#### YOUR OBJECTIVE:
What follows is a listing; give it again exactly, in its entirety.

──────────

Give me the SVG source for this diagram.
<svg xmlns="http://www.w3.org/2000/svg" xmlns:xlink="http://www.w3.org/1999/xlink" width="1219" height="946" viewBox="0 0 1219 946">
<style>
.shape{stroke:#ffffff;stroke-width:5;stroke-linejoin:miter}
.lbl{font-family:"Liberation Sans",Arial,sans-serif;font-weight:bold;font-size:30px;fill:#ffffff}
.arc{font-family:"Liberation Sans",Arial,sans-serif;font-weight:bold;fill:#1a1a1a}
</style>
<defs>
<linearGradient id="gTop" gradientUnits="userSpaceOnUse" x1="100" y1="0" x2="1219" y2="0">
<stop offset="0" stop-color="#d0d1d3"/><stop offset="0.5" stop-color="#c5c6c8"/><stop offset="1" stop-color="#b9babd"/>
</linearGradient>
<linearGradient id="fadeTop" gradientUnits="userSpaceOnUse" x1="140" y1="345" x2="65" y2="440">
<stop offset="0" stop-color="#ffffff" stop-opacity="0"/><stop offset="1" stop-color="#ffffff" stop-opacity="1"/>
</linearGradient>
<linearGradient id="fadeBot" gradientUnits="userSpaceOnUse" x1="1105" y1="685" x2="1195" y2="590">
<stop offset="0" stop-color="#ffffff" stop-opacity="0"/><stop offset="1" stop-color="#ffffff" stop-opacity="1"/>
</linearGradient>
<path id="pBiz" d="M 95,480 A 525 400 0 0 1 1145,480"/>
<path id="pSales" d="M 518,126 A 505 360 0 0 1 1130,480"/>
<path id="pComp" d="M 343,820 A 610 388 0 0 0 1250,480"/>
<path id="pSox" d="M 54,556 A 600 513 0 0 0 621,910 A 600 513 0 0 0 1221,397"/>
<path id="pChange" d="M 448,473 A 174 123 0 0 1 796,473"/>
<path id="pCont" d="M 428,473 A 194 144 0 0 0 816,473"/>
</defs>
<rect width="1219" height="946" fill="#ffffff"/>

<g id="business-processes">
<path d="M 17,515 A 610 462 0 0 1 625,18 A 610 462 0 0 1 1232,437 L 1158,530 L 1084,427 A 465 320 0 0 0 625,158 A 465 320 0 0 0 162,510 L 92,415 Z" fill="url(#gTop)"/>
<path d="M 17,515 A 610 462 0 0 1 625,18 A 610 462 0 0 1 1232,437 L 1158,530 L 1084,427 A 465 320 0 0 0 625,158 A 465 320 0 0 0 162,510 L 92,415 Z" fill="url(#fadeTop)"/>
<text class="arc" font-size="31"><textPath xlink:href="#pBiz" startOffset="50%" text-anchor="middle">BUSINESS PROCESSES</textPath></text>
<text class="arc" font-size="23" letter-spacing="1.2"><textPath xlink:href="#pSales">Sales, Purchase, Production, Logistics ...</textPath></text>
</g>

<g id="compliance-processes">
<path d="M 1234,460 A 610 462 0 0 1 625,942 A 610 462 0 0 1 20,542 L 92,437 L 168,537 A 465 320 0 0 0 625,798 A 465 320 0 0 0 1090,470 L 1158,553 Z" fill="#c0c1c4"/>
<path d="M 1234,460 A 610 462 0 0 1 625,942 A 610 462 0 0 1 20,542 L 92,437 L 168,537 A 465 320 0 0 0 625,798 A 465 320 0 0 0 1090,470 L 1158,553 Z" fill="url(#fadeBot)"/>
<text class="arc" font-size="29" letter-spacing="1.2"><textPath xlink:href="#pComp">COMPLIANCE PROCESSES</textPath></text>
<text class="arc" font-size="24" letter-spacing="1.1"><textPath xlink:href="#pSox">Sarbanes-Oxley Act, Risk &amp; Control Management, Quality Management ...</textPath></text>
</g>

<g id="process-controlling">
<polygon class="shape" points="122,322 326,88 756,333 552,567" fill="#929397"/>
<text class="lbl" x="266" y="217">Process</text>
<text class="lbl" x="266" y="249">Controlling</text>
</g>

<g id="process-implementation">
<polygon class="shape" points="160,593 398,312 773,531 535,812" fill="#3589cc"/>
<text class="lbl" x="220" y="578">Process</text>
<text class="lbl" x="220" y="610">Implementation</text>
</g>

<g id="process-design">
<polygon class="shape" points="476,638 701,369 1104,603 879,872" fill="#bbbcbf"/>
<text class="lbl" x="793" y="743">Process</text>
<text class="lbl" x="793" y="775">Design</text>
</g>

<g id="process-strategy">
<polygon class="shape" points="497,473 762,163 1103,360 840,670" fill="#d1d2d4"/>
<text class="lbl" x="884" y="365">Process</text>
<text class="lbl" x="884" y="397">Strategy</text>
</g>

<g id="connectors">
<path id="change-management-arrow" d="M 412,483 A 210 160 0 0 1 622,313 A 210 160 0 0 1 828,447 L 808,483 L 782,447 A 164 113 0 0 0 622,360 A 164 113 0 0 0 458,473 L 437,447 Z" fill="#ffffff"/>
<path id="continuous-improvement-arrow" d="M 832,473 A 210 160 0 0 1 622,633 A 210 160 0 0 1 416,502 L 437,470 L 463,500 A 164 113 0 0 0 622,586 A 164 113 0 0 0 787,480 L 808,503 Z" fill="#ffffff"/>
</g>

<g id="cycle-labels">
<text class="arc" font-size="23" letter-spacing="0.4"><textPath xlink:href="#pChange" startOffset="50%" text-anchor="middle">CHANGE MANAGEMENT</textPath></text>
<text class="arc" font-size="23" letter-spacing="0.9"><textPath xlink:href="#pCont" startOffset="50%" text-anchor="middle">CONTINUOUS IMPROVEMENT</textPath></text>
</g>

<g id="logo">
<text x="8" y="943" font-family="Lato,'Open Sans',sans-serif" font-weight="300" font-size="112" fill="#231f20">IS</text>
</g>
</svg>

──────────

#### FINAL RESULT:
Give me the SVG source for this diagram.
<svg xmlns="http://www.w3.org/2000/svg" xmlns:xlink="http://www.w3.org/1999/xlink" width="1219" height="946" viewBox="0 0 1219 946">
<style>
.shape{stroke:#ffffff;stroke-width:5;stroke-linejoin:miter}
.lbl{font-family:"Liberation Sans",Arial,sans-serif;font-weight:bold;font-size:30px;fill:#ffffff}
.arc{font-family:"Liberation Sans",Arial,sans-serif;font-weight:bold;fill:#1a1a1a}
</style>
<defs>
<linearGradient id="gTop" gradientUnits="userSpaceOnUse" x1="100" y1="0" x2="1219" y2="0">
<stop offset="0" stop-color="#d0d1d3"/><stop offset="0.5" stop-color="#c5c6c8"/><stop offset="1" stop-color="#b9babd"/>
</linearGradient>
<linearGradient id="fadeTop" gradientUnits="userSpaceOnUse" x1="140" y1="345" x2="65" y2="440">
<stop offset="0" stop-color="#ffffff" stop-opacity="0"/><stop offset="1" stop-color="#ffffff" stop-opacity="1"/>
</linearGradient>
<linearGradient id="fadeBot" gradientUnits="userSpaceOnUse" x1="1105" y1="685" x2="1195" y2="590">
<stop offset="0" stop-color="#ffffff" stop-opacity="0"/><stop offset="1" stop-color="#ffffff" stop-opacity="1"/>
</linearGradient>
<path id="pBiz" d="M 95,480 A 525 400 0 0 1 1145,480"/>
<path id="pSales" d="M 518,126 A 505 360 0 0 1 1130,480"/>
<path id="pComp" d="M 343,820 A 610 388 0 0 0 1250,480"/>
<path id="pSox" d="M 54,556 A 600 513 0 0 0 621,910 A 600 513 0 0 0 1221,397"/>
<path id="pChange" d="M 448,473 A 174 123 0 0 1 796,473"/>
<path id="pCont" d="M 428,473 A 194 144 0 0 0 816,473"/>
</defs>
<rect width="1219" height="946" fill="#ffffff"/>

<g id="business-processes">
<path d="M 17,515 A 610 462 0 0 1 625,18 A 610 462 0 0 1 1232,437 L 1158,530 L 1084,427 A 465 320 0 0 0 625,158 A 465 320 0 0 0 162,510 L 92,415 Z" fill="url(#gTop)"/>
<path d="M 17,515 A 610 462 0 0 1 625,18 A 610 462 0 0 1 1232,437 L 1158,530 L 1084,427 A 465 320 0 0 0 625,158 A 465 320 0 0 0 162,510 L 92,415 Z" fill="url(#fadeTop)"/>
<text class="arc" font-size="31"><textPath xlink:href="#pBiz" startOffset="50%" text-anchor="middle">BUSINESS PROCESSES</textPath></text>
<text class="arc" font-size="23" letter-spacing="1.2"><textPath xlink:href="#pSales">Sales, Purchase, Production, Logistics ...</textPath></text>
</g>

<g id="compliance-processes">
<path d="M 1234,460 A 610 462 0 0 1 625,942 A 610 462 0 0 1 20,542 L 92,437 L 168,537 A 465 320 0 0 0 625,798 A 465 320 0 0 0 1090,470 L 1158,553 Z" fill="#c0c1c4"/>
<path d="M 1234,460 A 610 462 0 0 1 625,942 A 610 462 0 0 1 20,542 L 92,437 L 168,537 A 465 320 0 0 0 625,798 A 465 320 0 0 0 1090,470 L 1158,553 Z" fill="url(#fadeBot)"/>
<text class="arc" font-size="29" letter-spacing="1.2"><textPath xlink:href="#pComp">COMPLIANCE PROCESSES</textPath></text>
<text class="arc" font-size="24" letter-spacing="1.1"><textPath xlink:href="#pSox">Sarbanes-Oxley Act, Risk &amp; Control Management, Quality Management ...</textPath></text>
</g>

<g id="process-controlling">
<polygon class="shape" points="122,322 326,88 756,333 552,567" fill="#929397"/>
<text class="lbl" x="266" y="217">Process</text>
<text class="lbl" x="266" y="249">Controlling</text>
</g>

<g id="process-implementation">
<polygon class="shape" points="160,593 398,312 773,531 535,812" fill="#3589cc"/>
<text class="lbl" x="220" y="578">Process</text>
<text class="lbl" x="220" y="610">Implementation</text>
</g>

<g id="process-design">
<polygon class="shape" points="476,638 701,369 1104,603 879,872" fill="#bbbcbf"/>
<text class="lbl" x="793" y="743">Process</text>
<text class="lbl" x="793" y="775">Design</text>
</g>

<g id="process-strategy">
<polygon class="shape" points="497,473 762,163 1103,360 840,670" fill="#d1d2d4"/>
<text class="lbl" x="884" y="365">Process</text>
<text class="lbl" x="884" y="397">Strategy</text>
</g>

<g id="connectors">
<path id="change-management-arrow" d="M 412,483 A 210 160 0 0 1 622,313 A 210 160 0 0 1 828,447 L 808,483 L 782,447 A 164 113 0 0 0 622,360 A 164 113 0 0 0 458,473 L 437,447 Z" fill="#ffffff"/>
<path id="continuous-improvement-arrow" d="M 832,473 A 210 160 0 0 1 622,633 A 210 160 0 0 1 416,502 L 437,470 L 463,500 A 164 113 0 0 0 622,586 A 164 113 0 0 0 787,480 L 808,503 Z" fill="#ffffff"/>
</g>

<g id="cycle-labels">
<text class="arc" font-size="23" letter-spacing="0.4"><textPath xlink:href="#pChange" startOffset="50%" text-anchor="middle">CHANGE MANAGEMENT</textPath></text>
<text class="arc" font-size="23" letter-spacing="0.9"><textPath xlink:href="#pCont" startOffset="50%" text-anchor="middle">CONTINUOUS IMPROVEMENT</textPath></text>
</g>

<g id="logo">
<text x="8" y="943" font-family="Lato,'Open Sans',sans-serif" font-weight="300" font-size="112" fill="#231f20">IS</text>
</g>
</svg>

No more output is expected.